For cost reasons, the government has decided to stop funding the Malaysian grand prix, which made its F1 bow in 1999.

But Razali expressed disappointment in Ecclestone, who negotiated the lucrative race contracts that Malaysia says it can no longer justify paying for.

Ecclestone admitted recently that he often over-charged and under-delivered for F1’s highest paying promoters.

“I don’t understand why he made those kinds of statements,” Datuk Razlan Razali told AFP in an interview in London. “As a loyal customer of his for the last 19 years, it showed a total lack of respect, I think, and made us look like idiots in some ways.”

Speaking to Autosport magazine during the Bahrain Grand Prix at the Sakhir circuit, one of several new venues for Formula One since the turn of the century, Ecclestone said: “When I convinced people to build this place and all the other places, I feel a little bit responsible. I charged them too much for what we provide.

“On my watch, we didn’t deliver the show that we charged people for. Sooner or later I’m frightened that the governments behind them (the track promoters) will say enough is enough, and bye-bye.”

That is pretty much what happened in Malaysia and Razali added: “We always complained that the cost was too high and every year we tried to negotiate to get more value for money.

“To come out with that kind of statement, it’s frustrating and it makes us look like an idiot really.”

This month saw Prime Minister Datuk Seri Najib Razak publicly announce the end of the Malaysia Grand Prix, which has faced intense local competition from the night GP in neighbouring Singapore.

Malaysian officials said the Sepang circuit, which can accommodate 120,000 fans, drew just 45,000 to the 2016 Grand Prix, and TV ratings were also poor.

“Especially last year, the numbers were really bad,” said Razali.

“Two numbers we looked at, spectators going to the track, bums on seats, and TV ratings because TV ratings affect us in terms of media exposure.

“At the end of the day, hosting Formula One is about promoting the country as a global destination and if the numbers are not there, the investment we make in Formula One is not justified.

“The Sepang circuit is government-owned and our rights fees for our major events such as Formula One and (motorcycling’s) Moto GP are paid by them.

“Every year the Prime Minister of Malaysia comes and watches Formula One in the Royal Box so last year it was quite clear, standing up and looking down, that there were empty seats everywhere and he was not happy.

“So on the spot he says ‘we are not getting what we paid for and try to negotiate with the Formula One management to end it’. We looked at the numbers and did recommend we should end it.”

Razali, however, insisted the SIC still had a bright future despite taking a “long break” from Formula One.

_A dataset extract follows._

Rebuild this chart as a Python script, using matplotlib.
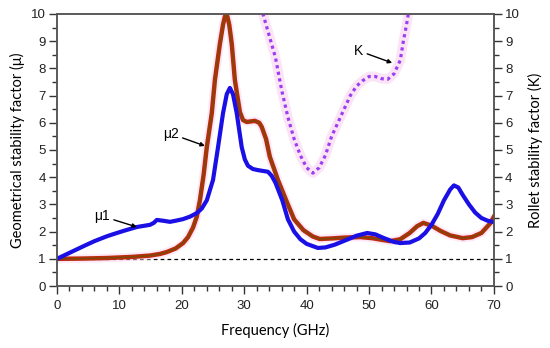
import matplotlib.pyplot as plt
from matplotlib.ticker import MultipleLocator

# mu1 (blue)
mu1_f = [0, 2, 4.2, 6, 8, 9.6, 11, 12.8, 14.9, 15.5, 16, 17, 18.1, 19, 20.2, 21.3, 22.4, 23.2,
         24, 25, 25.8, 26.6, 27.2, 27.7, 28.2, 28.8, 29.6, 30.1, 30.6, 31.4, 32.2, 33.8, 34.4,
         35, 36.1, 37, 38, 39, 40, 41.8, 43, 44.5, 46, 48, 49.7, 51, 52.5, 54, 55, 56.5, 58,
         59, 60, 61, 62, 63, 63.6, 64.3, 65, 66, 67, 68, 69, 70]
mu1_v = [1.0, 1.22, 1.46, 1.65, 1.83, 1.95, 2.05, 2.17, 2.25, 2.32, 2.43, 2.4, 2.36, 2.4, 2.46,
         2.55, 2.68, 2.85, 3.15, 3.9, 5.1, 6.35, 7.05, 7.28, 7.05, 6.35, 5.1, 4.65, 4.42, 4.3,
         4.26, 4.2, 4.05, 3.8, 3.15, 2.45, 2.0, 1.72, 1.55, 1.4, 1.42, 1.52, 1.66, 1.85, 1.95,
         1.9, 1.75, 1.62, 1.58, 1.6, 1.75, 1.95, 2.25, 2.65, 3.15, 3.55, 3.7, 3.62, 3.35, 3.0,
         2.7, 2.5, 2.4, 2.35]

# mu2 (red)
mu2_f = [0, 4, 8, 12, 14.9, 16.5, 17.6, 19, 20.2, 21, 21.8, 22.4, 22.9, 23.5, 24, 24.8, 25.3,
         26.1, 26.6, 26.9, 27.1, 27.3, 27.6, 28, 28.5, 29.3, 29.8, 30.4, 31.7, 32.4, 32.8,
         33.5, 34.1, 35.4, 36.9, 38, 39.5, 41, 42.1, 44, 46, 48.6, 50.5, 52, 53.4, 55, 56.5,
         57.7, 58.7, 60, 61.5, 63, 65, 66.5, 68, 69.4, 70]
mu2_v = [1.0, 1.01, 1.03, 1.07, 1.12, 1.18, 1.25, 1.38, 1.58, 1.8, 2.15, 2.55, 3.15, 4.1,
         5.1, 6.35, 7.57, 8.9, 9.6, 9.9, 10.0, 9.9, 9.6, 8.9, 7.57, 6.4, 6.1, 6.03, 6.07, 6.0,
         5.85, 5.4, 4.75, 3.9, 3.05, 2.45, 2.05, 1.82, 1.73, 1.75, 1.78, 1.8, 1.76, 1.7, 1.65,
         1.72, 1.95, 2.2, 2.32, 2.22, 2.02, 1.86, 1.76, 1.8, 1.95, 2.3, 2.55]

# Rollet K (dotted)
k_f = [32.5, 33, 34, 35, 36, 37, 38, 39, 40, 41, 42, 43, 44, 45, 46, 47, 48, 49, 50, 51, 52,
       53, 54, 55, 55.5, 56, 56.5]
k_v = [10.5, 10.0, 9.2, 8.4, 7.2, 6.2, 5.4, 4.8, 4.35, 4.15, 4.35, 4.8, 5.5, 6.0, 6.5, 7.0,
       7.35, 7.55, 7.7, 7.7, 7.62, 7.6, 7.8, 8.3, 9.0, 9.6, 10.3]

tick_font = 'Liberation Sans'
label_font = 'Lato'

fig = plt.figure(figsize=(5.5, 3.48), dpi=100)
ax = fig.add_axes([0.1036, 0.178, 0.7944, 0.782])
ax2 = ax.twinx()

ax.axhline(1, color='black', lw=0.9, ls=(0, (3, 2.5)), zorder=1)

# faint pink halo behind curves
ax.plot(mu2_f, mu2_v, color='#fbd3f3', lw=6, solid_capstyle='butt', zorder=2, alpha=0.5)
ax.plot(k_f, k_v, color='#fbd3f3', lw=7, solid_capstyle='butt', zorder=2, alpha=0.6)

ax.plot(mu2_f, mu2_v, color='#bb2c0c', lw=3.2, zorder=3)
ax.plot(mu2_f, mu2_v, color='#7a4a08', lw=1.0, zorder=4)
ax.plot(mu1_f, mu1_v, color='#1a10e6', lw=3.0, zorder=5)
ax.plot(k_f, k_v, color='#9a3ff2', lw=2.3, ls=(0, (1, 1.1)), zorder=4)

ax.set_xlim(0, 70)
ax.set_ylim(0, 10)
ax2.set_ylim(0, 10)

ax.xaxis.set_major_locator(MultipleLocator(10))
ax.xaxis.set_minor_locator(MultipleLocator(2))
for a in (ax, ax2):
    a.yaxis.set_major_locator(MultipleLocator(1))
    a.yaxis.set_minor_locator(MultipleLocator(0.5))

ax.tick_params(which='major', direction='out', length=6, width=1, color='#333333',
               labelsize=9.5, pad=2)
ax.tick_params(which='minor', direction='out', length=3.5, width=1, color='#333333')
ax.tick_params(axis='x', which='major', pad=4)
ax2.tick_params(which='major', direction='out', length=6, width=1, color='#333333',
                labelsize=9.5, pad=2)
ax2.tick_params(which='minor', direction='out', length=3.5, width=1, color='#333333')

for a in (ax, ax2):
    for lab in a.get_xticklabels() + a.get_yticklabels():
        lab.set_fontfamily(tick_font)
        lab.set_color('#222222')
    for s in a.spines.values():
        s.set_color('#555555')
        s.set_linewidth(1.1)

ax.set_xlabel('Frequency (GHz)', fontfamily=label_font, fontsize=10.5, labelpad=8)
ax.set_ylabel('Geometrical stability factor (\u03bc)', fontfamily=label_font, fontsize=10.5,
              labelpad=4)
ax2.set_ylabel('Rollet stability factor (K)', fontfamily=label_font, fontsize=10.5,
               labelpad=6)

arrow = dict(arrowstyle='-|>', color='black', lw=1.0, mutation_scale=6, shrinkA=1, shrinkB=0)
ax.annotate('\u03bc1', xy=(12.8, 2.17), xytext=(7.2, 2.57), ha='center', va='center',
            fontsize=10, fontfamily=tick_font, arrowprops=arrow, zorder=6)
ax.annotate('\u03bc2', xy=(23.7, 5.15), xytext=(18.2, 5.6), ha='center', va='center',
            fontsize=10, fontfamily=tick_font, arrowprops=arrow, zorder=6)
ax.annotate('K', xy=(53.7, 8.2), xytext=(48.3, 8.65), ha='center', va='center',
            fontsize=10, fontfamily=tick_font, arrowprops=arrow, zorder=6)

fig.savefig('out.png', dpi=100)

“The last five years we have reached more than 90 percent track utilisation,” he said.

“In terms of major events, we will have Moto GP which runs until 2021 and we have built a motorsport park, 40 workshops which within a year was 100 percent tenanted and this year we are looking at setting up our advanced driving facilities, putting lights on the track, whatever we can do to increase revenue and ensure the sustainability of the circuit.”